Cochon ! La sentence est puissante, et libère une tension ambiante entre les trois joueurs réunis. L’un d’entre eux, malheureux au calcul et au hasard, vient rejoindre le parc de son collègue, pour alimenter une lutte au long terme. Vous entrez dans une partie de Dominos, dont les subtilités accompagnent depuis nanni-nannan les quotidiens antillais.

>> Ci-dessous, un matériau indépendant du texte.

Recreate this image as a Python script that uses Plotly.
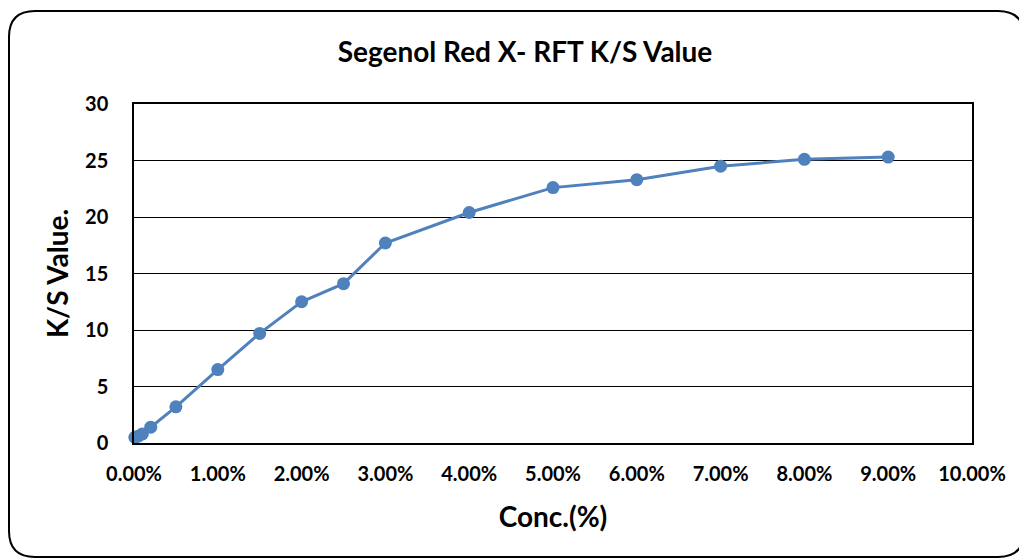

Sa pratique répond à des codes populaires très précis et largement diffusés. Elle s’épanouit entre collègues, connaissances, au coeur des rassemblements et célébrations de famille.
La pratique sociale
L’arme n’est pas léthale : domino épais, résine dure et blanche, qui peut s’enrichir d’un poinçon de métal au centre pour en facilité la saisie. L’aire de jeu est balisée : un calendrier usé, une glacière gonflée, une table et sa toile cirée. L’important : que la surface puisse claquer fortement sous le double abattu. Les sens, tous, sont mobilisés : le domino s’attrape, se sélectionne avec confiance. Une main affirmée et expérimentée les saisira tous ensemble. Le son y est une institution : le fracas des pièces savamment mélangées avant tout début de partie. L’explosion de l’élément frappé à propos, pour libérer le jeu ou assurer la domination de l’un des compères. La parole qui vient asseoir le moment, et met en musique. Le regard est mobilisé aussi, pour vivement esquisser une stratégie, saisir d’un battement la main les potentialités de ses 7 pièces ramassées. Le goût et l’odorat s’agitent enfin, pour les amateurs, au moment d’agrémenter le temps suspendu d’un arôme de canne, de rhum et de citron mêlés au fond d’une timbale.
Un jalon hors du temps
Retrouvé en Chine, sans doute dérivé de dés indiens, le jeu parvient en Europe avant son entrée fracassante aux Antilles. Le principe est simple : déposer les pièces à la suite, en faisant toujours correspondre les chiffres de chaque bout de dominos mis en contact. Leur parcours donne est nébuleux, comme celui de nombreuses pratiques populaires admises au rang de coutume. L’on suppose cependant que des tables coloniales cossues, le loisir aurait perlé jusqu’aux débits de la régie et aux lieux de la sociabilité rurale ou de quartier. S’en hérite une tradition qui, à mesure, s’installe dans tous les cercles sociaux et familiaux. Sous nos latitudes, l’on boude, l’on passe et, surtout, l’on remplit son parc des perdants malheureux, renommés pour l’instant cochons ! Il faut dire que si les règles sont strictes, le cérémonial ne l’est pas moins. En Martinique, l’influence subtile du hasard est préservée, instituant une défausse : l’on ne s’affronte qu’à trois, et l’art savant du comptage doit composer avec les sept pièces gardées hors du jeu et, évidemment, insondables. Pour qui ne pourrait réaliser de combinaison, las d’une main inadaptée, reste la résonance sourde du poing cogné contre la table : le tour est passé, et la sueur de la défaite peut commencer à perler.
Un spectacle impérissable
Finalement, au coeur de la partie, le jeu de Dominos s’institue une véritable représentation. L’on y bluffe, l’on y négocie aussi, l’on bloque et devient maître des bouts. Le bréviaire est riche, et accompagne les vicissitudes de l’épreuve Dans ce folklore parlé, chaque mouvement est illustré de son commentaire savant. Le 4 placé vaut un « Catherine de Médicis », auquel répond le bougoudouz, ou plus enlevé « manman kochon é douz pitit ay » du double 6. Le concurrent dans l’erreur s’investit « parisien », tandis que celui dans l’impasse se retrouve boudé. Il existe autant de provocations et railleries que de joueurs, mais une constance s’impose : si la victoire est belle, elle vaut parfois moins l’échappée du malheureux que l’on imaginait condamné au parc. Et s’il tue la partie, il en ressort tout de même auréolé du prestige du maître-domino, hors de la tourmente.